Al leer el detallado preámbulo del decreto viene a las mientes aquello de que «nunca es tarde si la dicha es buena». La solución estatal es completa: permite las ventas libres de impuestos sin riesgos de contrabando o de evasión monetaria; ofrece al comercio en general y a las empresas aéreas unos depósitos francos que facilitarán sus operaciones, dotándose a los aeropuertos comerciales de un importante instrumento para el desarrollo del tráfico aéreo, con posibilidades de obtener divisas por las economías de escala que llevan consigo tales depósitos. Los viajeros se ahorran gozosamente los impuestos, pero dejan al Estado otros beneficios, además de suministrar nuevos ingresos a los aeropuertos para financiar los crecientes servicios exigidos por la expansión del tráfico.

Aunque, en realidad, la última frase no es correcta, pues debió ser escrita en futuro. En efecto, Aldeasa no ha abierto aún sus tiendas -en algunos casos ya instaladas- aunque haya nacido hace dos años y medio en el Boletín Oficial, y ese retraso es justamente lo que provoca esta información. Parece como si la propia Aldeasa anduviera también flotando por otro limbo administrativo en el que ya le hubieran autorizado la salida, pero sin despegar aún.
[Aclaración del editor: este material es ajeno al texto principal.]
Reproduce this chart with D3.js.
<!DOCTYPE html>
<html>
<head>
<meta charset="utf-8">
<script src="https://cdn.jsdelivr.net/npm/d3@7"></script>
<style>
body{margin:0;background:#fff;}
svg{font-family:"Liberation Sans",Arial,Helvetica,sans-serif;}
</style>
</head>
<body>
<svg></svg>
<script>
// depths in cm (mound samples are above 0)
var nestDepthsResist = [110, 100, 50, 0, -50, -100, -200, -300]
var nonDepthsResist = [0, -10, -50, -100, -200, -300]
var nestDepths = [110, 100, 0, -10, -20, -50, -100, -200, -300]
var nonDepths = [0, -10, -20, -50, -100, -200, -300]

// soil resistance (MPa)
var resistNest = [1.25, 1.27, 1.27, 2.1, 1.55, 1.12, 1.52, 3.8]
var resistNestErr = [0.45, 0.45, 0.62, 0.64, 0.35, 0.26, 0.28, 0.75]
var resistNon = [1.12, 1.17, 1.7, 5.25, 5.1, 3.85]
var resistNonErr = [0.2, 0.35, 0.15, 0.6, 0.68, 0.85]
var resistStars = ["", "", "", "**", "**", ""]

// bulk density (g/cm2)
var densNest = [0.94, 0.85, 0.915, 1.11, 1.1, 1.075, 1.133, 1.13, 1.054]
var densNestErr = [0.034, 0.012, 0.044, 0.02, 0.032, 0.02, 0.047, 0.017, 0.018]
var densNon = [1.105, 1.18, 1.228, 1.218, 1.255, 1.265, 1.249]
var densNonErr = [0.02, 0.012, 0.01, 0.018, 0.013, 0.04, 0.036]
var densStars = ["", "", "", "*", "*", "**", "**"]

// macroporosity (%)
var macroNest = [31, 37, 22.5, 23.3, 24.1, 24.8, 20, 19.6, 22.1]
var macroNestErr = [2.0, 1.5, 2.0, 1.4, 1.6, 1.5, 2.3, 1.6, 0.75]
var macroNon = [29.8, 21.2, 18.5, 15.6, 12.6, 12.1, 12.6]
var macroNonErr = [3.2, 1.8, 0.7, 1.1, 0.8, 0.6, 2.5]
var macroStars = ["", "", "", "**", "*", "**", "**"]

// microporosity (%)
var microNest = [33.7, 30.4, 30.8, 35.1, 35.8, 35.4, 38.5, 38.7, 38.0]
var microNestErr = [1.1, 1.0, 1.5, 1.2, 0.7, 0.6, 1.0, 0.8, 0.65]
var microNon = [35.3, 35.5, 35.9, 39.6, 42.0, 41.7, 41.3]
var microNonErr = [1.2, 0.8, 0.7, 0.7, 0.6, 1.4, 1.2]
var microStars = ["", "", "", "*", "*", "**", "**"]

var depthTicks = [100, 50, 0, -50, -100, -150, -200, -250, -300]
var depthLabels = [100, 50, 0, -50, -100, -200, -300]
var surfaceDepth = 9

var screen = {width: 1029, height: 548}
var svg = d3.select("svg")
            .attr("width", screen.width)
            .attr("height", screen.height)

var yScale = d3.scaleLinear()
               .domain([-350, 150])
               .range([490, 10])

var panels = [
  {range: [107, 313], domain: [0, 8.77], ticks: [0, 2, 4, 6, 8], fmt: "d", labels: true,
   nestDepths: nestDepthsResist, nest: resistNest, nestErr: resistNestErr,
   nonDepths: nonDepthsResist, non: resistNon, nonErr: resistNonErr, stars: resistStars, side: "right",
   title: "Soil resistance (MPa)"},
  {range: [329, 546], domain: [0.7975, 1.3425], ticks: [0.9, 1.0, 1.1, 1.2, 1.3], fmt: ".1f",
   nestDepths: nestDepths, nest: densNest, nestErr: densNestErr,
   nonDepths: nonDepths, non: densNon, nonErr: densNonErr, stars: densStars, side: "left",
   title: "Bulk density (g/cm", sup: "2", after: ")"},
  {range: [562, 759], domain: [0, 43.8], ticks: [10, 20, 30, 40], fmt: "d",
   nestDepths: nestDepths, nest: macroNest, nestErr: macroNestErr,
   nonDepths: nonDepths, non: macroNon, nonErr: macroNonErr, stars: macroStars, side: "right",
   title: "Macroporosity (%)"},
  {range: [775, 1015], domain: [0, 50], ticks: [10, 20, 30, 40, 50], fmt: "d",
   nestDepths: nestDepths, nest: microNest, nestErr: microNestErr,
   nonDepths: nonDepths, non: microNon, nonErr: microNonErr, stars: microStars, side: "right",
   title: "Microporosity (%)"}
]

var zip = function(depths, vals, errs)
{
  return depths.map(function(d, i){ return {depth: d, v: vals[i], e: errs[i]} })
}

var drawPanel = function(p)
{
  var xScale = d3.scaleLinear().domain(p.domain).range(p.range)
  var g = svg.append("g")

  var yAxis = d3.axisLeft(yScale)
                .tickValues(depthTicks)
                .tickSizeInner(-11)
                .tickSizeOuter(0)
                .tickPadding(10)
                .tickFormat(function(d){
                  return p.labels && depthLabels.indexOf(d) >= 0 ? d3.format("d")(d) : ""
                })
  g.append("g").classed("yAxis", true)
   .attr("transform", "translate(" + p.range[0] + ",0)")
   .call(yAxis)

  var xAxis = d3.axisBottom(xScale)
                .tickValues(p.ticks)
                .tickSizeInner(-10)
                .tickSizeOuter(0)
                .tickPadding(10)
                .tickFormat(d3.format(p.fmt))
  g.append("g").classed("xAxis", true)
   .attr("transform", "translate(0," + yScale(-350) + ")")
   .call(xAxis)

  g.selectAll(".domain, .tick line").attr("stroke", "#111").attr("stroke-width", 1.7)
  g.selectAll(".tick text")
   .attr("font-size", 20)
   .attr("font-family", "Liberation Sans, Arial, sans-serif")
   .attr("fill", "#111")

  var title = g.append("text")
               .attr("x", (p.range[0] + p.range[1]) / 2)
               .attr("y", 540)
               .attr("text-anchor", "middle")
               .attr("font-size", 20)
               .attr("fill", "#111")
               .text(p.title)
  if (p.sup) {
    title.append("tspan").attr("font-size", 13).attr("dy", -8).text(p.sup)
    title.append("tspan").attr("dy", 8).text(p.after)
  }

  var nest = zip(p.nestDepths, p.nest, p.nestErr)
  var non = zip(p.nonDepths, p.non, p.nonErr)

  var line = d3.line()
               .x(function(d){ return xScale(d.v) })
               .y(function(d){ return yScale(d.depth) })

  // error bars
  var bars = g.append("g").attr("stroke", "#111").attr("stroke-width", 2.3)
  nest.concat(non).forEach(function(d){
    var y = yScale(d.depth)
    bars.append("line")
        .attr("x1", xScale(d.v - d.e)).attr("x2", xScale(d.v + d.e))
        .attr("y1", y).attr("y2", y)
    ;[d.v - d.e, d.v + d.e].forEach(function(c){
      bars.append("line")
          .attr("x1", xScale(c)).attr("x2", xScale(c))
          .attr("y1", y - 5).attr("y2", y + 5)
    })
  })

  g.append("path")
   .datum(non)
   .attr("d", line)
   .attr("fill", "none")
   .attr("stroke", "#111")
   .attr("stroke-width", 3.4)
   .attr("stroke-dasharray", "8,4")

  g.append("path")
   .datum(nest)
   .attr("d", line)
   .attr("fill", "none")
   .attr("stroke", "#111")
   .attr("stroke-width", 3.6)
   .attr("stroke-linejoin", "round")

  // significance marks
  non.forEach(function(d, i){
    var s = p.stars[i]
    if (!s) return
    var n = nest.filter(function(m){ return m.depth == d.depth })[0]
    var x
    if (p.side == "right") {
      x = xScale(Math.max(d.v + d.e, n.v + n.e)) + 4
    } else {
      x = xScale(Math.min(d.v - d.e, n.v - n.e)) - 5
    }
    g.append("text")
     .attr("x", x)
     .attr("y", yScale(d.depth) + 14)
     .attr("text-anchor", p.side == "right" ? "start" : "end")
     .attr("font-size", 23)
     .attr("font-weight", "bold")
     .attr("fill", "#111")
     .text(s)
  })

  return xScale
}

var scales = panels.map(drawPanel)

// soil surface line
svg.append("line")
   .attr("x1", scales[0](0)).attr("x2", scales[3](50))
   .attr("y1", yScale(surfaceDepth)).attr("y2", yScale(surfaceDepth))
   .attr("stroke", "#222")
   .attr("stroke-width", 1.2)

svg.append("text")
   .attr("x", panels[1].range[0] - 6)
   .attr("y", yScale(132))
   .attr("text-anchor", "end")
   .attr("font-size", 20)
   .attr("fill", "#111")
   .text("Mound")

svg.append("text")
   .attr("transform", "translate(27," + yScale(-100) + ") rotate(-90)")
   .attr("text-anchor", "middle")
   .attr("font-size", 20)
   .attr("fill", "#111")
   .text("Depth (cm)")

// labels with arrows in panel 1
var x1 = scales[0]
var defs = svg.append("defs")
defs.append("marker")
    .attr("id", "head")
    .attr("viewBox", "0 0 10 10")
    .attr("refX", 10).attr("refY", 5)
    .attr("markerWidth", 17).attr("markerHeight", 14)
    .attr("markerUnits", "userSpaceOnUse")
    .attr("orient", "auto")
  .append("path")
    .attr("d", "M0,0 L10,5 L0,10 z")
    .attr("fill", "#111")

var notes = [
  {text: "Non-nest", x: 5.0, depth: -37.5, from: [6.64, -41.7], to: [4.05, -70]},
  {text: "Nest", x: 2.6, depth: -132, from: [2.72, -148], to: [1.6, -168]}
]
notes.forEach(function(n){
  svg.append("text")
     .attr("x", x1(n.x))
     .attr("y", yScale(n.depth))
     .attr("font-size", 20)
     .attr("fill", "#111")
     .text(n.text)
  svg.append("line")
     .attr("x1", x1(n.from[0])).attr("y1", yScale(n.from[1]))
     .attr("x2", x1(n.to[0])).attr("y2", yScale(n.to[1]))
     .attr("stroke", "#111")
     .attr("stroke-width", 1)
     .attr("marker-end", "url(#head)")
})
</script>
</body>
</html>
Mientras tanto el Estado deja de ingresar beneficios, los exportadores de ciertos artículos pierden un escaparate y los viajeros una satisfacción. ¿Qué ocurre? No caigamos en el socorrido tópico del fracaso de la empresa estatal, porque las tiendas de Aldeasa ni siquiera han tenido aún la oportunidad de fracasar. Pensemos más bien en otra cosa: los eternos obstáculos interesados. La creación de Aldeasa ha despertado, sin duda, codicias en ciertos grupos que, ante el buen negocio, aún pretenden presionar sobre las autoridades para que les cedan el proyecto, obteniendo de él mayores rendimientos..., sobre todo para sus bolsillos privados.
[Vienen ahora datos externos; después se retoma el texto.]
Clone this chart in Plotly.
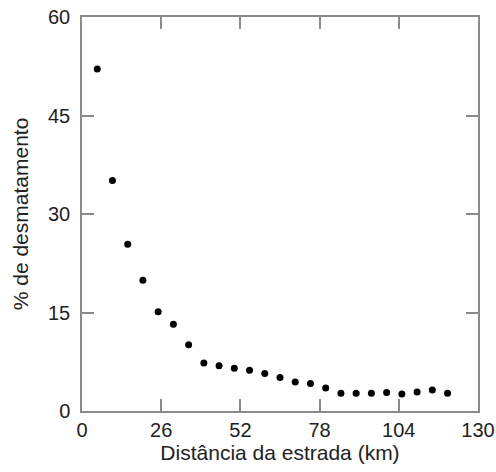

En este caso, sin embargo, las razones a favor de la empresa estatal son irrefutables. Un comercio a caballo de la frontera es una facilidad para el contrabando o para la reimportación de productos exportados con desgravación, así como para desviaciones de divisas. Por eso la entrega de esa actividad a un grupo privado no podría obedecer más que al deseo de favorecerle y no tendría justificación desde el punto de vista del interés nacional.
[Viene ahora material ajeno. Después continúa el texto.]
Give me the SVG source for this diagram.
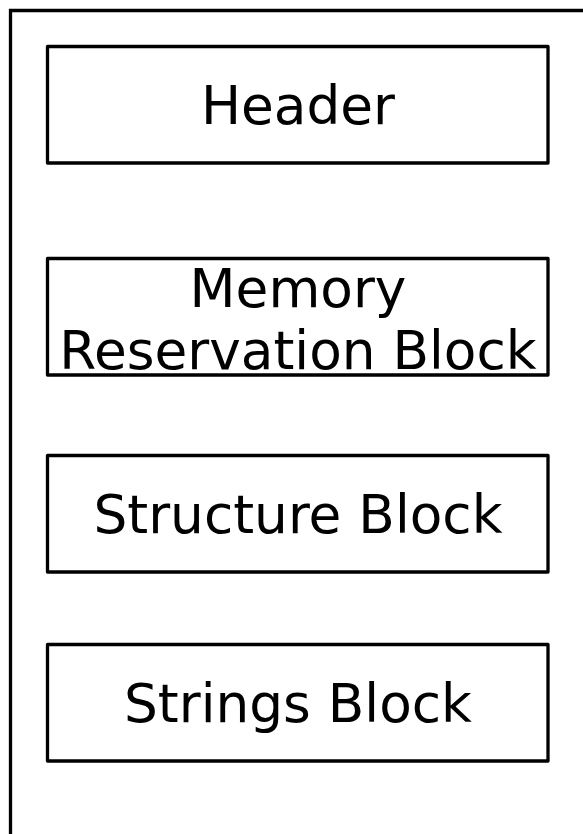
<svg xmlns="http://www.w3.org/2000/svg" width="583" height="834" viewBox="0 0 583 834">
<style>
.box{fill:#fff;stroke:#000;stroke-width:3.3;stroke-linejoin:round}
.frame{fill:none;stroke:#000;stroke-width:3.3}
.lbl{font-family:"DejaVu Sans",sans-serif;font-size:53.3px;fill:#000;text-anchor:middle}
</style>
<rect width="583" height="834" fill="#fff"/>
<g id="frame"><path class="frame" d="M10.5,840 V10.5 H590"/></g>
<g id="connectors"></g>
<g id="header"><rect class="box" x="47.5" y="46.5" width="500.5" height="116.5"/><text class="lbl" x="298" y="124">Header</text></g>
<g id="memory"><rect class="box" x="47.5" y="258.5" width="500.5" height="116.5"/><text class="lbl" x="298" y="307">Memory</text><text class="lbl" x="298" y="369">Reservation Block</text></g>
<g id="structure"><rect class="box" x="47.5" y="455.5" width="500.5" height="116.5"/><text class="lbl" x="298" y="533">Structure Block</text></g>
<g id="strings"><rect class="box" x="47.5" y="644.5" width="500.5" height="116.5"/><text class="lbl" x="298" y="722">Strings Block</text></g>
</svg>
¿Será eso lo que tiene a Aldeasa en el limbo? Lo acabaremos sabiendo tan pronto como las tiendas libres de derechos aparezcan por fin en nuestros aeropuertos, cosa inevitable, porque son ya un uso internacional y una necesidad. Si Aldeasa no las abre pronto será lógico deducir que el poder público ha vuelto a regalar un buen negocio a un monopolio privado.